● WHAT IS BEING ASKED:
Single out the lines that include the word "this". Copy them.

● THE INPUT:
******************************
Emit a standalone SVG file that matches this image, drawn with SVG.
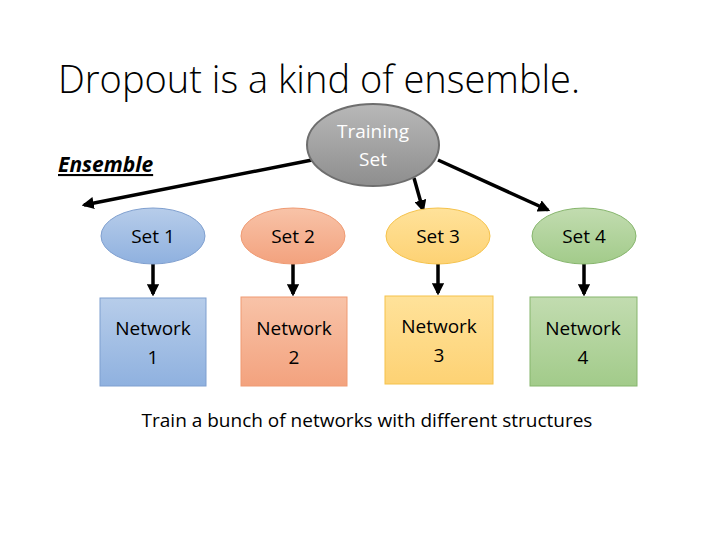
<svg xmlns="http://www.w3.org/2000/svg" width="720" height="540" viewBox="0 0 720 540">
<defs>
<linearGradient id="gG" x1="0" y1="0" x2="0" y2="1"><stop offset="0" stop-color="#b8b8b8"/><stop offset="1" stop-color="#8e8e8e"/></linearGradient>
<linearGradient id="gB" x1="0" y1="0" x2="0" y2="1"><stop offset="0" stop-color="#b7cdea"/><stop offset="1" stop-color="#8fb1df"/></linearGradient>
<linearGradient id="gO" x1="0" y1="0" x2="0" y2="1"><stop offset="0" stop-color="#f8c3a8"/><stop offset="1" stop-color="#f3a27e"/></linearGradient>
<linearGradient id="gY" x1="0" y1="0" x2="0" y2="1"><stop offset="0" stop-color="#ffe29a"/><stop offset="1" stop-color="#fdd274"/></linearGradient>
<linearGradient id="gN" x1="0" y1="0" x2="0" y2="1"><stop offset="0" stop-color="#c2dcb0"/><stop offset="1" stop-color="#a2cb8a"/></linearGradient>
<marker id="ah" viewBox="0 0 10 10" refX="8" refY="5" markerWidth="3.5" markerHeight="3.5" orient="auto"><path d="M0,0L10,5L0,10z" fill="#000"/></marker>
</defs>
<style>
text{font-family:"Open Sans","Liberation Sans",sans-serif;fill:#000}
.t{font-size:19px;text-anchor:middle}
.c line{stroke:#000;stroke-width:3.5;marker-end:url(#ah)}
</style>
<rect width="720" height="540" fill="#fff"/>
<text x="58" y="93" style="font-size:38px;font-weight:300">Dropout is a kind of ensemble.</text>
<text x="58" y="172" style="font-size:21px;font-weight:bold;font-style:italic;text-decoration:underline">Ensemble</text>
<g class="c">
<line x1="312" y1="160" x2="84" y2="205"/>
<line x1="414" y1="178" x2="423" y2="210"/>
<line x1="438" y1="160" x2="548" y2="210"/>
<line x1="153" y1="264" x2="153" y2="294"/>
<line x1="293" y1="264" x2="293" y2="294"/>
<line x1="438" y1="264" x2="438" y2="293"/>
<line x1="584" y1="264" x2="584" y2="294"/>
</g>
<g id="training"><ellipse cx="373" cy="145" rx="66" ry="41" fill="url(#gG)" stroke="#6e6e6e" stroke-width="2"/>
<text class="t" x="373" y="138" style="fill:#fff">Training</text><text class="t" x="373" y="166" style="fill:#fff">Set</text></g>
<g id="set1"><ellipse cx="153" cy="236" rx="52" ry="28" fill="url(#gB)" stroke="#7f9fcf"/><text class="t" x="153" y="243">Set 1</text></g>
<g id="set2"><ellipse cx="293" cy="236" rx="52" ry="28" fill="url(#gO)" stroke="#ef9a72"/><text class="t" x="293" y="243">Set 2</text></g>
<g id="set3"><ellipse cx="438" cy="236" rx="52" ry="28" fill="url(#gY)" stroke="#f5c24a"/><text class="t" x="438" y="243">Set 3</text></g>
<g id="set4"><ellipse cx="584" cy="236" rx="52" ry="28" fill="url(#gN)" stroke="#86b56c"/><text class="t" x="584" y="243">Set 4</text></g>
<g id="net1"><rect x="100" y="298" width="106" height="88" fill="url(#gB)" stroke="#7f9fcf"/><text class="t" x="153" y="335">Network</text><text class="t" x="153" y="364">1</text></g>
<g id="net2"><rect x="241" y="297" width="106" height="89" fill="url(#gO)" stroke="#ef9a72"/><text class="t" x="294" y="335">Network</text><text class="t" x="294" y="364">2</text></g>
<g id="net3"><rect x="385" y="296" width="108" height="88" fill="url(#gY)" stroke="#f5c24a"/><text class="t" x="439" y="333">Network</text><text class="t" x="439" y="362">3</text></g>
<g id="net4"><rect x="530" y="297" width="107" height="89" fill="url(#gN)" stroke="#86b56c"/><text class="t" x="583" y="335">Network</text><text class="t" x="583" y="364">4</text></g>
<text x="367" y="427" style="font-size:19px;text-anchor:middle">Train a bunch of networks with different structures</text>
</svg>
******************************
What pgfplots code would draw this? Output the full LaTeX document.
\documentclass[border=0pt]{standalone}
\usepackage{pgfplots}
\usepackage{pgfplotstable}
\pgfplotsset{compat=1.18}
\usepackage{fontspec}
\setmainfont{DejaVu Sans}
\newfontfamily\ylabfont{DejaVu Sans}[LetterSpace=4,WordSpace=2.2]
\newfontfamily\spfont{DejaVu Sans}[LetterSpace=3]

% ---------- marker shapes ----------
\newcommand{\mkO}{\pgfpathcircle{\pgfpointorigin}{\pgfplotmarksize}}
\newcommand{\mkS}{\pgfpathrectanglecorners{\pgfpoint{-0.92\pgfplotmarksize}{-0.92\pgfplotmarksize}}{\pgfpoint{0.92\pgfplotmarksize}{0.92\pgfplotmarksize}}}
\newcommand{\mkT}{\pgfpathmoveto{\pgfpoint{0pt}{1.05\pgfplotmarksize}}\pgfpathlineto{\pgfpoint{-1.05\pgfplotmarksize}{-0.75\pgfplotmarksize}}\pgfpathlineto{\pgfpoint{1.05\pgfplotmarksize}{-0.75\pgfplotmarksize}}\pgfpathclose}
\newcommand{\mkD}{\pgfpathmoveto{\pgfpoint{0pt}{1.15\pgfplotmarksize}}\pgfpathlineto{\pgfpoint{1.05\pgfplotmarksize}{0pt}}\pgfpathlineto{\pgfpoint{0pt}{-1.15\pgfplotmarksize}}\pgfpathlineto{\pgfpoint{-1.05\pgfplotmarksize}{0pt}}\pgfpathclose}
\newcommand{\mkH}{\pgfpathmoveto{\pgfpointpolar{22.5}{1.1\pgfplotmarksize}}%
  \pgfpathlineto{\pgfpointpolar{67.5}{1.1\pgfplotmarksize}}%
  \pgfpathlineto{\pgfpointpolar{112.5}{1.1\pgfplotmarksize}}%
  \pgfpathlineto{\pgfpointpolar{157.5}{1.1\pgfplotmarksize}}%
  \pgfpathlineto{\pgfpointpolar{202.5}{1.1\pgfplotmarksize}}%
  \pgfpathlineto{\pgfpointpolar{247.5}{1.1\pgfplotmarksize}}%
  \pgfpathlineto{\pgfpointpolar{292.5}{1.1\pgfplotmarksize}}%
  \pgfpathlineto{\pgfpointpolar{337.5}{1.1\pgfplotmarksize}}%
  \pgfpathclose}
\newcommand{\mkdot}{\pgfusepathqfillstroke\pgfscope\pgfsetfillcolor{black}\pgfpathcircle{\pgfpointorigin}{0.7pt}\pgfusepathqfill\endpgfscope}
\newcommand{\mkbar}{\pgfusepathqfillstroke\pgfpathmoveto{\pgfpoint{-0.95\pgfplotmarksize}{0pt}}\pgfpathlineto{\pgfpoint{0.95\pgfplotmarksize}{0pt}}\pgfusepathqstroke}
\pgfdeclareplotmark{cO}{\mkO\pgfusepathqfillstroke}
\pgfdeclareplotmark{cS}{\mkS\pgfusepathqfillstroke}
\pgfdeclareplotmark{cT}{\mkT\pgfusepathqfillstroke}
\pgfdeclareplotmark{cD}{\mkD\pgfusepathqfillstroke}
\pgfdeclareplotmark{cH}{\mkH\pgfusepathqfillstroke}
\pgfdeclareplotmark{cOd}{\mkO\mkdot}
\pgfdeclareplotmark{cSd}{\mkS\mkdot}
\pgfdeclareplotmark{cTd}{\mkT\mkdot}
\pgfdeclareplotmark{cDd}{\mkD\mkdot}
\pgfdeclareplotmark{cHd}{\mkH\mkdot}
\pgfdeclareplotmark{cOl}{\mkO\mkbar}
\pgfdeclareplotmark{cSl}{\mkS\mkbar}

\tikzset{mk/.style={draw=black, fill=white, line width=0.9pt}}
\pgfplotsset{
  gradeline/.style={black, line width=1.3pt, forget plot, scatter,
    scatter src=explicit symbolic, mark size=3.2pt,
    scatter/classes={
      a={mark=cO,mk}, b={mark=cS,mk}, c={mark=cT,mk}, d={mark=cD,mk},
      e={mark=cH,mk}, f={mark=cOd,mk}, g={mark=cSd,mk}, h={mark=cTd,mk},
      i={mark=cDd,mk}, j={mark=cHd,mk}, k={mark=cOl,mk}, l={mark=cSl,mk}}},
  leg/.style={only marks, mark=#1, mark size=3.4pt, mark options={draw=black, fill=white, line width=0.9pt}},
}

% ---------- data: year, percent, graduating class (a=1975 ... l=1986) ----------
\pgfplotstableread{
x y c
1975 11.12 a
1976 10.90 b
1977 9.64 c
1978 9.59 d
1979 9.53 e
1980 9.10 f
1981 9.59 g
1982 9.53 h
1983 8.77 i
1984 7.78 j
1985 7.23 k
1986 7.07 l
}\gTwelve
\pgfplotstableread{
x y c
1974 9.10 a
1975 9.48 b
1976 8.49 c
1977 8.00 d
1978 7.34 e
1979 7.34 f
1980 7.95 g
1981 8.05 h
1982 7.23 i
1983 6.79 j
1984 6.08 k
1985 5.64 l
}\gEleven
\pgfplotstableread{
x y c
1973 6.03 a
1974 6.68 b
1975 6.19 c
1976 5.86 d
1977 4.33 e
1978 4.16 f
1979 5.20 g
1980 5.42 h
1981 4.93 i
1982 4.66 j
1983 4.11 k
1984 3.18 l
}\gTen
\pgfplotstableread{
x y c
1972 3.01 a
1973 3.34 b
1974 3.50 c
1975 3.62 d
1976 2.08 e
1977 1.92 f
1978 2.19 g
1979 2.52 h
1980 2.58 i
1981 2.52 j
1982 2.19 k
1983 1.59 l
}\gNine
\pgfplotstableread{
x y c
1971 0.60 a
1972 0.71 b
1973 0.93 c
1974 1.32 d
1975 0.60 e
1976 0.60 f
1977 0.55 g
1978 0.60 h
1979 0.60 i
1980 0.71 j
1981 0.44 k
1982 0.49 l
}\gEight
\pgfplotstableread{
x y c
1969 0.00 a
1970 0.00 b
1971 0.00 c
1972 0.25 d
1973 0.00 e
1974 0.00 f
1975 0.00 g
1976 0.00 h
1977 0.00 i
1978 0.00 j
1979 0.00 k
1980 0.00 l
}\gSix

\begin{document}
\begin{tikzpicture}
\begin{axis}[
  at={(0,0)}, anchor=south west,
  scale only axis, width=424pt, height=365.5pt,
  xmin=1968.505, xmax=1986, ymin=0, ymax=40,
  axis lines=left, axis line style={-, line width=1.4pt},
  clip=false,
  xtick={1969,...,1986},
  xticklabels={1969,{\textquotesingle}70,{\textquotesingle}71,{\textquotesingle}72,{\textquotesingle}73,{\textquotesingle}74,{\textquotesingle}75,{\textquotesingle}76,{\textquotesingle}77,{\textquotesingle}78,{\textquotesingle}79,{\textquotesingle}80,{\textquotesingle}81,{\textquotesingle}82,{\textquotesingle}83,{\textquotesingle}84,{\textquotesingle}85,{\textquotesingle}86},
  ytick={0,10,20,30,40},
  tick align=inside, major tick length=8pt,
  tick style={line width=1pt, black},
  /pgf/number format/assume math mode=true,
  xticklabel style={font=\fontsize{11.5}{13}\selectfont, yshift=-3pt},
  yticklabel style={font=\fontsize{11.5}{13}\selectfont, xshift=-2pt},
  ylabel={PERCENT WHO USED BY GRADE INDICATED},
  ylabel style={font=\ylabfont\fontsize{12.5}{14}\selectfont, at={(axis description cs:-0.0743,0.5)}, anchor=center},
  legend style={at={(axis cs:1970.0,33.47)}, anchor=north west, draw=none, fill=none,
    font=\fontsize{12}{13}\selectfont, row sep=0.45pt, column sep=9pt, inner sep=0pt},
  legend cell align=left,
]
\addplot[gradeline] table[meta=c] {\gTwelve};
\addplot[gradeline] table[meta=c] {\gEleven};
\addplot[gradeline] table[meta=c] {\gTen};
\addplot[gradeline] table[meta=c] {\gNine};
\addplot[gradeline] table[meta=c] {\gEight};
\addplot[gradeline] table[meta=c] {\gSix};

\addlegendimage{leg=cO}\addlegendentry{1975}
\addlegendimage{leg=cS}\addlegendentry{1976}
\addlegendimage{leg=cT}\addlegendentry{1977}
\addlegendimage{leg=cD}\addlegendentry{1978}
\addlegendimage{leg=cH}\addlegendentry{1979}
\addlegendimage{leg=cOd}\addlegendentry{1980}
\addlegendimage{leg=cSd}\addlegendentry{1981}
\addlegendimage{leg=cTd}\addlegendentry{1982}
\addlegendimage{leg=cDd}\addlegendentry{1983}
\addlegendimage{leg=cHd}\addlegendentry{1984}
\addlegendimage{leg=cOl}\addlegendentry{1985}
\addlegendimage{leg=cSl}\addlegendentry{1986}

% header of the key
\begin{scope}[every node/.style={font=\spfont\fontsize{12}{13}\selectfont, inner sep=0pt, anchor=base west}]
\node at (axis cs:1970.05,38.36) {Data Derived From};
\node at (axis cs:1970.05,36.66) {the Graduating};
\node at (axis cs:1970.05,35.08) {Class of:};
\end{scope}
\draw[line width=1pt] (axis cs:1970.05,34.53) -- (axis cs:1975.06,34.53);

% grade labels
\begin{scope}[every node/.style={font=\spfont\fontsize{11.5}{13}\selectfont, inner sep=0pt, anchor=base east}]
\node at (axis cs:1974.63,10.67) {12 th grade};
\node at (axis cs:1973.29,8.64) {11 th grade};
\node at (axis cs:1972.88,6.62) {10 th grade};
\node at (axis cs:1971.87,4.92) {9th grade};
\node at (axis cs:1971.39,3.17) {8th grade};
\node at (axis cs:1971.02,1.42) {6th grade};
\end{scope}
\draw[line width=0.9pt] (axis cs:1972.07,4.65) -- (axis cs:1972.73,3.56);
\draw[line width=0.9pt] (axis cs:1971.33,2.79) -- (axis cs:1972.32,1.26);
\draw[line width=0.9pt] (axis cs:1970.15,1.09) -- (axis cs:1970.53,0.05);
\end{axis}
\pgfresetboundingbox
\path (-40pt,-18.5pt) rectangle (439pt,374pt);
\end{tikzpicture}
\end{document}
******************************
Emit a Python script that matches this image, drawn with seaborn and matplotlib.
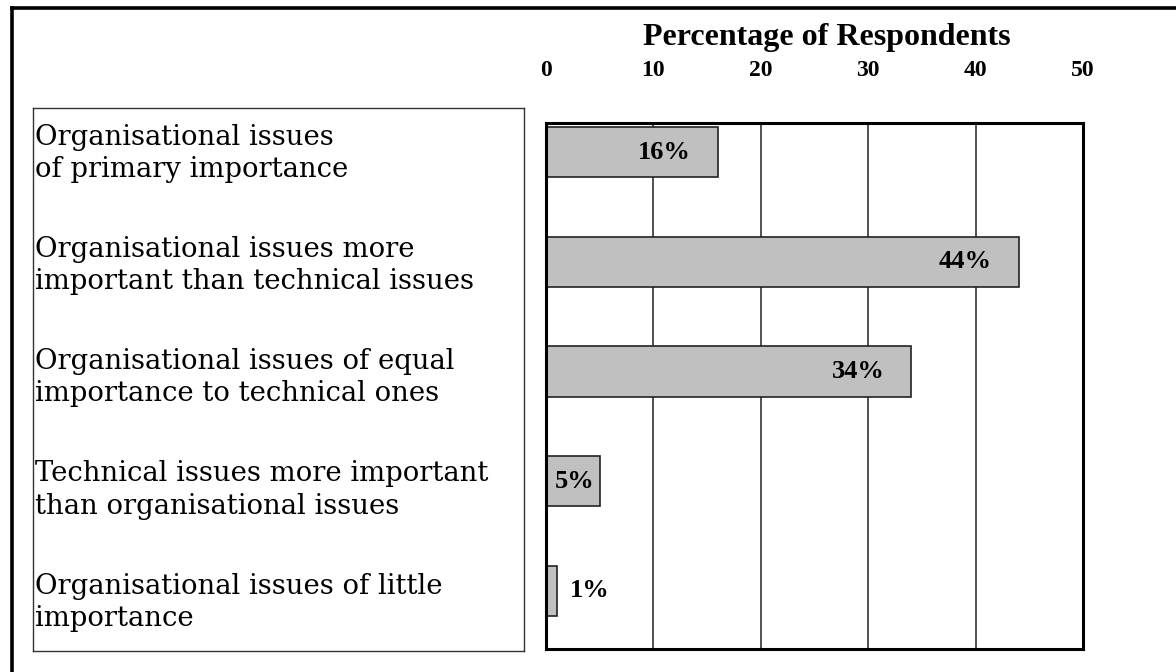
******************************
● EXPECTED OUTPUT:
Emit a standalone SVG file that matches this image, drawn with SVG.
What pgfplots code would draw this? Output the full LaTeX document.
Emit a Python script that matches this image, drawn with seaborn and matplotlib.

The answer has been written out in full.